▸ **Information provided**
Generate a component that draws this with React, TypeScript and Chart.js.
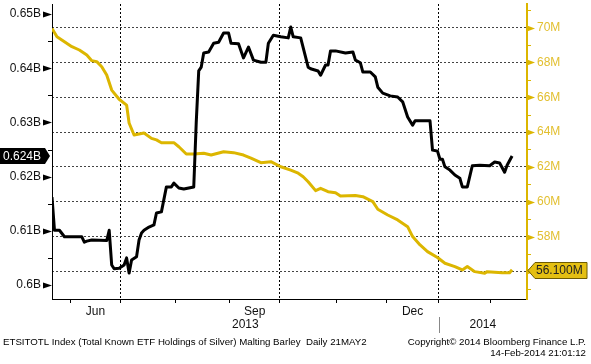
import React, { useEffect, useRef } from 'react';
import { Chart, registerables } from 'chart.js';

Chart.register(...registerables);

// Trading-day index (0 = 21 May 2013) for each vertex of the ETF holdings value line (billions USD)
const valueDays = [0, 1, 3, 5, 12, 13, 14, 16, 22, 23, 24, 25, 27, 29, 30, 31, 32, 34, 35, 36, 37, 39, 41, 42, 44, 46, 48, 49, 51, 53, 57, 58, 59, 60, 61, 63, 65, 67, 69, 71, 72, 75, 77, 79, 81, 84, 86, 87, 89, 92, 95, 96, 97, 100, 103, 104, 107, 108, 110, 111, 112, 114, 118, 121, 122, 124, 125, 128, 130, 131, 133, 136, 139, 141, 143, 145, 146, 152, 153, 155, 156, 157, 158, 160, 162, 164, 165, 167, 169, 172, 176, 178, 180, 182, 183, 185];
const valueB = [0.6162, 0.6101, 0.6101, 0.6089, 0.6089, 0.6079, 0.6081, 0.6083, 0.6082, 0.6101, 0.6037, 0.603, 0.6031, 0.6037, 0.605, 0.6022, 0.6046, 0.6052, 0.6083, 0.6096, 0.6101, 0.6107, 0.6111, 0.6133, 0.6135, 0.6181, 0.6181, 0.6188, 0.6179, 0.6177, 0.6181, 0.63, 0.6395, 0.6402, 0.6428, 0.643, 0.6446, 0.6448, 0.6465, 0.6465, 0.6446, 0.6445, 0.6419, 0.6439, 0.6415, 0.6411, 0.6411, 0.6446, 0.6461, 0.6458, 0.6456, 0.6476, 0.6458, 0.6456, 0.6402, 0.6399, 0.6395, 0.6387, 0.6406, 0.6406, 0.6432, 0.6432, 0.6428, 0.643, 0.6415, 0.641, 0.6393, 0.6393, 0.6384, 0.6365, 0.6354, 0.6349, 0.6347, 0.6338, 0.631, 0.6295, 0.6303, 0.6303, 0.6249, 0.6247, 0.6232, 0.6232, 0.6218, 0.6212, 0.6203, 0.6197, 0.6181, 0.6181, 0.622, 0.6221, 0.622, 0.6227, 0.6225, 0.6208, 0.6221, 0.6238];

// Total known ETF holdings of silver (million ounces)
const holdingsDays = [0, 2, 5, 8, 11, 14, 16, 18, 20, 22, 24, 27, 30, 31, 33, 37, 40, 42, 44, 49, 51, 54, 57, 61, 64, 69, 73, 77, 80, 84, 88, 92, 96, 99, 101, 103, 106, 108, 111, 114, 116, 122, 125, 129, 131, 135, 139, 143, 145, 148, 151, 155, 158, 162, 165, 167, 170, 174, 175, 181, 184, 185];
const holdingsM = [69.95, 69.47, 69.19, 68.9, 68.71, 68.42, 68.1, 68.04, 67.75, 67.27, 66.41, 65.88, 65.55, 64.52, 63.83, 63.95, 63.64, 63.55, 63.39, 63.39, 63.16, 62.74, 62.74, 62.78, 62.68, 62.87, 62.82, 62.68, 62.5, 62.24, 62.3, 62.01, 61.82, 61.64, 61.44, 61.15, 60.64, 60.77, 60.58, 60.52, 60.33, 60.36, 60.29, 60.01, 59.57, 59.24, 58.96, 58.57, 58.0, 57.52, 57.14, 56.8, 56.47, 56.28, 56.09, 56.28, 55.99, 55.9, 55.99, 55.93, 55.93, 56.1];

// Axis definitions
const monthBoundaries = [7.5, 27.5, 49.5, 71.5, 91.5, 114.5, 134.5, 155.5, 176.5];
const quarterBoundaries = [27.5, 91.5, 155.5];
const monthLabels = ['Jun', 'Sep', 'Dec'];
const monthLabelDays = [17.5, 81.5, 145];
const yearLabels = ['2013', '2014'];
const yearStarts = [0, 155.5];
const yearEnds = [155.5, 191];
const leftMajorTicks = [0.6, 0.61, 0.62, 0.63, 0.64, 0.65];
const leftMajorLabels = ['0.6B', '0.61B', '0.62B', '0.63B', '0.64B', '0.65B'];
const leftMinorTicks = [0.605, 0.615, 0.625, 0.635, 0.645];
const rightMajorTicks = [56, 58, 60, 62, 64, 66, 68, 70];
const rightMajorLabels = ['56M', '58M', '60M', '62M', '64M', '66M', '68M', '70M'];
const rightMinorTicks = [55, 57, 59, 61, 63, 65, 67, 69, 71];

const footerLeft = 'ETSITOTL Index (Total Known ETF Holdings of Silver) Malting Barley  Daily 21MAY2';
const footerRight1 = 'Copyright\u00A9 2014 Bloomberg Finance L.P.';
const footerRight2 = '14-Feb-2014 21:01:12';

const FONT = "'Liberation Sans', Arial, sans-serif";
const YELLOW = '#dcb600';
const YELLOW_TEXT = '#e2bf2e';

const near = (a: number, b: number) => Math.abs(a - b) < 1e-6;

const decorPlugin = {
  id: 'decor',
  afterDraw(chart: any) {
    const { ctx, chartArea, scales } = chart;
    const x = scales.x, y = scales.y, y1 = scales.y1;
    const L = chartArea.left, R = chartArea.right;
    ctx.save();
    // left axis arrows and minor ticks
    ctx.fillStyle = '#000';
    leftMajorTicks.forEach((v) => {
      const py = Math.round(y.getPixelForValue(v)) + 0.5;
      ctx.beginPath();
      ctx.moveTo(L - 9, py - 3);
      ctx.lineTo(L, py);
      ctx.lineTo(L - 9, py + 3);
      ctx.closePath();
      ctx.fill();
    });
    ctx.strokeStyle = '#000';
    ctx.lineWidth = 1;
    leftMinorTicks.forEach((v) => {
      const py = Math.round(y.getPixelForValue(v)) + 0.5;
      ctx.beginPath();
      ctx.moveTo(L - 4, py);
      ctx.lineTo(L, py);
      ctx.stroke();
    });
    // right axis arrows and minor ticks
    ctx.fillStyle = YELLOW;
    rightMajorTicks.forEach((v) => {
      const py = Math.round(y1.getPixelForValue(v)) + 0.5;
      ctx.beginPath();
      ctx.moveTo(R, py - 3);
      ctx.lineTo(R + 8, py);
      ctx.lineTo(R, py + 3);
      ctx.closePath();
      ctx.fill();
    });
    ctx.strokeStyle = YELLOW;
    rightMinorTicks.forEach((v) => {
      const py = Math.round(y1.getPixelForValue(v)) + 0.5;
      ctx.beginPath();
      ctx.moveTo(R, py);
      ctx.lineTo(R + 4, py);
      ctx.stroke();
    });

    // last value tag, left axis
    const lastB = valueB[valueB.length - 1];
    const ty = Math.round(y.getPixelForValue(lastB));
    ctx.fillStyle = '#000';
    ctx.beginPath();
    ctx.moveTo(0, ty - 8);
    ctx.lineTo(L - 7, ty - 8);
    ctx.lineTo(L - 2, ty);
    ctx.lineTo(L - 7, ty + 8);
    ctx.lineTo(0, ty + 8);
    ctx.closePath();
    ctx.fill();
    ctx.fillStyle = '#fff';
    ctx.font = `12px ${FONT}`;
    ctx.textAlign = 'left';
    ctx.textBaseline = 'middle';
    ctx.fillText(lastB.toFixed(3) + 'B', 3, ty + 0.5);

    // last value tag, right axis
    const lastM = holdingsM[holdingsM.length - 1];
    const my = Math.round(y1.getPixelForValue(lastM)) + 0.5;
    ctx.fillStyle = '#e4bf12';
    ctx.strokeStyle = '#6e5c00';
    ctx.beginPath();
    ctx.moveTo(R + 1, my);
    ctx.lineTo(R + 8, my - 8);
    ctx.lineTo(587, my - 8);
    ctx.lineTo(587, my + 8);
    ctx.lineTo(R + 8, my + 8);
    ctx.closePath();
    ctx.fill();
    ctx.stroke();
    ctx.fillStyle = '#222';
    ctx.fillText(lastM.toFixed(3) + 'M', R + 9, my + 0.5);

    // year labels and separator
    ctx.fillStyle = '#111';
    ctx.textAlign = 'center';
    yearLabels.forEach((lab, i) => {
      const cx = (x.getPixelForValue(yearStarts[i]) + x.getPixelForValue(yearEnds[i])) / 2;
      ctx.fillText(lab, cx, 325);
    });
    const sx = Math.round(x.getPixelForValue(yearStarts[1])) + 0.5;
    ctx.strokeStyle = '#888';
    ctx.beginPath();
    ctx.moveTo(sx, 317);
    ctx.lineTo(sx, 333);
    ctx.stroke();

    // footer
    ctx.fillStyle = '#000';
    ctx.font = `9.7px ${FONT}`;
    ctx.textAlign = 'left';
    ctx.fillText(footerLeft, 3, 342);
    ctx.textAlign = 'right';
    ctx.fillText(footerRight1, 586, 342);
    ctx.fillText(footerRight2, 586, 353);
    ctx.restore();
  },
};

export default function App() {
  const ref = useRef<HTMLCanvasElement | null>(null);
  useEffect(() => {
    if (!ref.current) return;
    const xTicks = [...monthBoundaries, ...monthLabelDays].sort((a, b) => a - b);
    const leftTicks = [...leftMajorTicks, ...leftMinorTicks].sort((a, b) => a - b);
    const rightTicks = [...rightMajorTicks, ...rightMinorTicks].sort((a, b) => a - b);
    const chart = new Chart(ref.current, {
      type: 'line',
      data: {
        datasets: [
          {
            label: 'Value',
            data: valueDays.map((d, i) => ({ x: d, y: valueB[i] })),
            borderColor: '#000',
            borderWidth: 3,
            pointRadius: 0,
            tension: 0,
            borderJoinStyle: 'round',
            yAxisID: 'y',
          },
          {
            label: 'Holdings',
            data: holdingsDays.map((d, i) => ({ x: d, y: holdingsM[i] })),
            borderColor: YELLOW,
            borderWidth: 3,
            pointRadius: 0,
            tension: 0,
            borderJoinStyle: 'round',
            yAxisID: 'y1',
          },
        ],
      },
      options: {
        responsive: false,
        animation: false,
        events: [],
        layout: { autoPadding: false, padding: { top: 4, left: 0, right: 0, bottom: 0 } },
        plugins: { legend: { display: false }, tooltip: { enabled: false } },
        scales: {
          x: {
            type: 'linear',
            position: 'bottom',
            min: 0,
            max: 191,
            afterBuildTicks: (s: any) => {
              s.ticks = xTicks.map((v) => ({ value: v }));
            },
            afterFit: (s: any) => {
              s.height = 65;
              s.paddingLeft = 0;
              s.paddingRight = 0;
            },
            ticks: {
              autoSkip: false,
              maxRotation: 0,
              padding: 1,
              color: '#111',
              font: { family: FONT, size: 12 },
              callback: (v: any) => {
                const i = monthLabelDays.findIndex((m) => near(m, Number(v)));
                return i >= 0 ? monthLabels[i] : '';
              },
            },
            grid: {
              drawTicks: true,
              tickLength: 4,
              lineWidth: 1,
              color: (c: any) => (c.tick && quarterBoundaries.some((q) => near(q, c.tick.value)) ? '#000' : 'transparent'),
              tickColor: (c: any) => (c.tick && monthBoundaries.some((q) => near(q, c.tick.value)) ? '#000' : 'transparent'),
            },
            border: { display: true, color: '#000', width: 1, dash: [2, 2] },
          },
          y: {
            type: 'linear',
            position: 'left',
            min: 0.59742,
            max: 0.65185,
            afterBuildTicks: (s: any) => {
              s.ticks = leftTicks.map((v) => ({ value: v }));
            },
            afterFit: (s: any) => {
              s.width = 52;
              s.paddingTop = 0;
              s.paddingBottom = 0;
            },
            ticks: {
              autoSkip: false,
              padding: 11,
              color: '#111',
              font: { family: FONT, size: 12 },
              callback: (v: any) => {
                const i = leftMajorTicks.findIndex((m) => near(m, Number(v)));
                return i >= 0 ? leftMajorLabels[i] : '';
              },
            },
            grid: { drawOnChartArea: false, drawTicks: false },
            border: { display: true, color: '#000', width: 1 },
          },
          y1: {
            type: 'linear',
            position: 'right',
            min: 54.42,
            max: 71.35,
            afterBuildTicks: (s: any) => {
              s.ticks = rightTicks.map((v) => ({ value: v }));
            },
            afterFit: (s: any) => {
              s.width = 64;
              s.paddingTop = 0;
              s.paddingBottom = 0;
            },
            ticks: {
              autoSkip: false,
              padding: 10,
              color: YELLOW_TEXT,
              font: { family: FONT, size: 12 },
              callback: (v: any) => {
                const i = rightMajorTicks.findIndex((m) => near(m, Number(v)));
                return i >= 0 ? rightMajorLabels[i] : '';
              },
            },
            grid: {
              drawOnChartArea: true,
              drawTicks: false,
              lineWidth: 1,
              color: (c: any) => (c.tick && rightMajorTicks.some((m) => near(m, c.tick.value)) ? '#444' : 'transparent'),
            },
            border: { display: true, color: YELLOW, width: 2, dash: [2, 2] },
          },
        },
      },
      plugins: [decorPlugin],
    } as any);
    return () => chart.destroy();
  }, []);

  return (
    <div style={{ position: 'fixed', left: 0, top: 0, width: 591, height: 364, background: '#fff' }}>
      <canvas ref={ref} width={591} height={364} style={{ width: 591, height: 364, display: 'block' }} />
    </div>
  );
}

▸ **Aim of the exercise**
Copy all lines of the listing above that contain the string "React".

▸ **Result for this exercise**
Generate a component that draws this with React, TypeScript and Chart.js.
import React, { useEffect, useRef } from 'react';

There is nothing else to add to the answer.